ということで,シークものとは厳密には言えないかもしれません。
企業の経営者でシークのラフィクは,砂漠の国ルチア・セラーのプリンスです。バハニア国やエル・バハール国とも親戚関係になっているルチア・セラーですが,プリンスはアメリカで企業経営に携わっており,帰国するのも数年先と考えています。
ラフィクの秘書,カイリー・ヘンドリックは,エリックとの結婚式を前に,エリックの浮気の現場を目撃してしまい,直前に結婚式をすっかりキャンセルしてしまいます。そして,自分の今後を考えたとき,エリックから受けた心の傷跡を癒すことと,エリックに復讐するために,雇い主ラフィクの愛人にしてほしいと,ラフィクに懇願します。これまで秘書としてしかカイリーを見てこなかったラフィクは,ハンサムで富豪,しかもプリンスということで,花婿候補としては引く手あまた。

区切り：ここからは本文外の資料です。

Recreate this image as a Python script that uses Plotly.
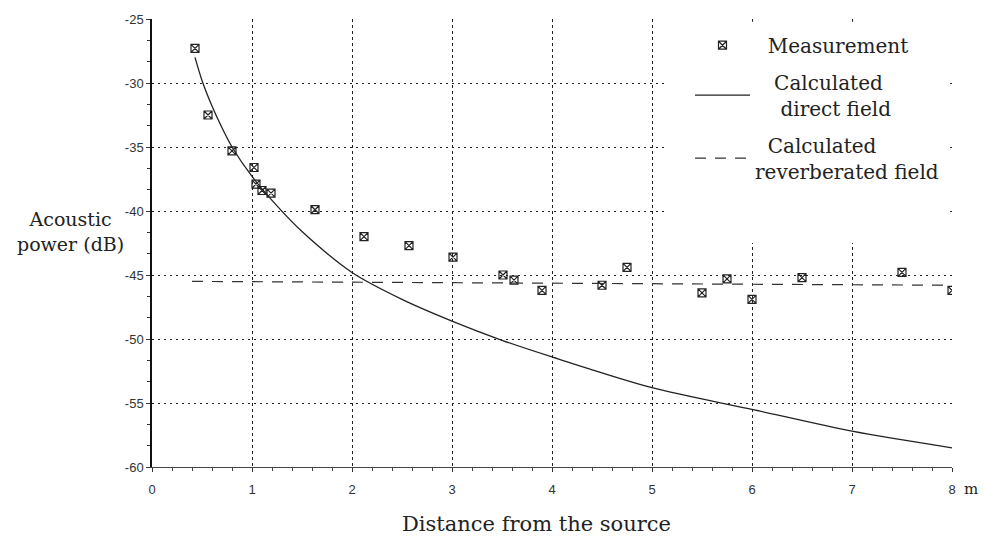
import plotly.graph_objects as go

# ---- data ----
meas_dist = [0.43, 0.56, 0.80, 1.02, 1.04, 1.10, 1.19, 1.63, 2.12, 2.57, 3.01, 3.51,
             3.62, 3.90, 4.50, 4.75, 5.50, 5.75, 6.00, 6.50, 7.50, 8.00]
meas_db = [-27.3, -32.5, -35.3, -36.6, -37.9, -38.4, -38.6, -39.9, -42.0, -42.7, -43.6, -45.0,
           -45.4, -46.2, -45.8, -44.4, -46.4, -45.3, -46.9, -45.2, -44.8, -46.2]

direct_dist = [0.43, 0.5, 0.6, 0.7, 0.8, 1.0, 1.25, 1.5, 2.0, 2.5, 3.0, 3.5, 4.0, 5.0, 6.0, 7.0, 8.0]
direct_db = [-28.0, -29.8, -31.8, -33.5, -35.0, -37.3, -39.6, -41.6, -44.8, -46.9, -48.6,
             -50.1, -51.4, -53.8, -55.5, -57.2, -58.5]

reverb_dist = [0.40, 8.0]
reverb_db = [-45.5, -45.8]

y_ticks = [-60, -55, -50, -45, -40, -35, -30, -25]
y_tick_text = ["-60", "-55", "-50", "-45", "-40", "-35", "-30", "-25"]
x_ticks = [0, 1, 2, 3, 4, 5, 6, 7, 8]

SERIF = "DejaVu Serif"
INK = "#222222"
SP = "\u00a0"

fig = go.Figure()
fig.add_trace(go.Scatter(
    x=meas_dist, y=meas_db, mode="markers", name=SP * 2 + "Measurement",
    legendgroup="a",
    marker=dict(symbol="square-x-open", size=8, color=INK, line=dict(width=1.2, color=INK)),
))
fig.add_trace(go.Scatter(
    x=direct_dist, y=direct_db, mode="lines",
    name=SP * 3 + "Calculated<br>" + SP * 4 + "direct field",
    legendgroup="b",
    line=dict(color=INK, width=1.3, shape="spline", smoothing=0.8),
))
fig.add_trace(go.Scatter(
    x=reverb_dist, y=reverb_db, mode="lines",
    name=SP * 2 + "Calculated<br>reverberated field",
    legendgroup="c",
    line=dict(color="#333333", width=1.2, dash="11px,9px"),
))

# white area behind the legend hiding the grid (no data lies there)
fig.add_shape(type="rect", xref="paper", yref="paper",
              x0=0.645, x1=0.994, y0=0.50, y1=0.994,
              fillcolor="white", line=dict(width=0), layer="above")

fig.update_layout(
    width=984, height=542,
    margin=dict(l=152, r=32, t=13, b=75),
    paper_bgcolor="white", plot_bgcolor="white",
    font=dict(family=SERIF, color=INK, size=18),
    showlegend=True,
    legend=dict(
        x=0.6725, y=0.985, xanchor="left", yanchor="top",
        bgcolor="rgba(0,0,0,0)", borderwidth=0,
        font=dict(family=SERIF, size=20, color=INK),
        tracegroupgap=8, itemwidth=55,
    ),
    xaxis=dict(
        range=[0, 8], tickvals=x_ticks,
        showgrid=True, gridcolor=INK, gridwidth=1, griddash="3px,3px",
        zeroline=False, showline=True, linecolor="#444444", linewidth=1,
        ticks="outside", ticklen=4, tickcolor="#333333",
        minor=dict(dtick=0.2, ticks="outside", ticklen=3, tickcolor="#444444", showgrid=False),
        tickfont=dict(family="Liberation Sans", size=13, color="#333333"),
        ticklabelstandoff=6,
    ),
    yaxis=dict(
        range=[-60, -25], tickvals=y_ticks, ticktext=y_tick_text,
        showgrid=True, gridcolor=INK, gridwidth=1, griddash="2px,4px",
        zeroline=False, showline=True, linecolor="#111111", linewidth=1.5,
        ticks="outside", ticklen=4, tickcolor="#333333",
        minor=dict(dtick=5/3, ticks="outside", ticklen=3, tickcolor="#333333", showgrid=False),
        tickfont=dict(family="Liberation Sans", size=13, color="#333333"),
    ),
    annotations=[
        dict(text="Acoustic<br>power (dB)", xref="paper", yref="paper",
             x=-0.1025, y=0.526, xanchor="center", yanchor="middle",
             showarrow=False, align="center",
             font=dict(family=SERIF, size=19, color=INK)),
        dict(text="Distance from the source", xref="paper", yref="paper",
             x=0.481, y=-0.128, xanchor="center", yanchor="middle", showarrow=False,
             font=dict(family=SERIF, size=21, color=INK)),
        dict(text="m", xref="paper", yref="paper",
             x=1.0125, y=-0.0485, xanchor="left", yanchor="middle", showarrow=False,
             font=dict(family=SERIF, size=15, color=INK)),
    ],
)

fig.write_html("out.html")
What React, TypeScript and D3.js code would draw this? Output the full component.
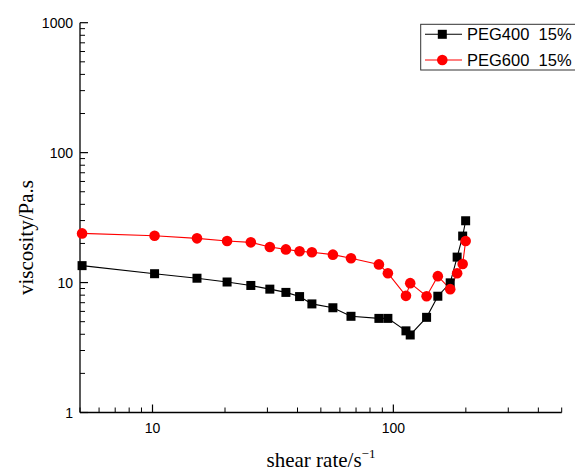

しかしまだ結婚には早いと考えています。エリックへの復讐というカイリーの言葉を受けて,カイリーを女性として注意深く見てみると,改めてその意志の強さと女性的な美しさに気付くラフィクでした。しかし,カイリーと会話している中で元フィアンセのエリックとカイリーの間にはまだ男女の関係が成立しておらず,カイリーがバージンだと知ったラフィクは,愛人の申し出よりも,カイリーとの関係に慎重に,カイリーを傷つけないように最大限の配慮をするのでした。

 さて,エリックはカイリーを失ったことを知り,何度となくカイリーの前に現れ,ラフィクは君にはふさわしくないのでもう一度二人の関係を考え直してくれと,しつこく迫りますが,いかにも未練たらたらで,読者の怒りを買う設定になっています。これほど情けない男も珍しいと思われるように…。一方ラフィクも,実母が自分を産んだ後自分の面倒を見ようとしなかったことや,父の国王からも子供として面倒を見てもらってこなかったことで,人を愛する気持ちを素直に表すことができません。次第にカイリーがラフィクを愛するようになっていく一方で,ラフィクはついには「愛している」の一言を言い出せぬまま,カイリーが妊娠したと知ると結婚を申し込みます。
 愛人ならばいざ知らず,愛のない結婚はしたくないと頑なにラフィクのプロポーズを断るカイリー。二人の関係はどうなるのか…。
 ラフィクとカイリーの気持ちのすれ違いが見事にストーリーにスピード感を持たせ,マレリーらしいロマンスの世界を作り出している傑作です。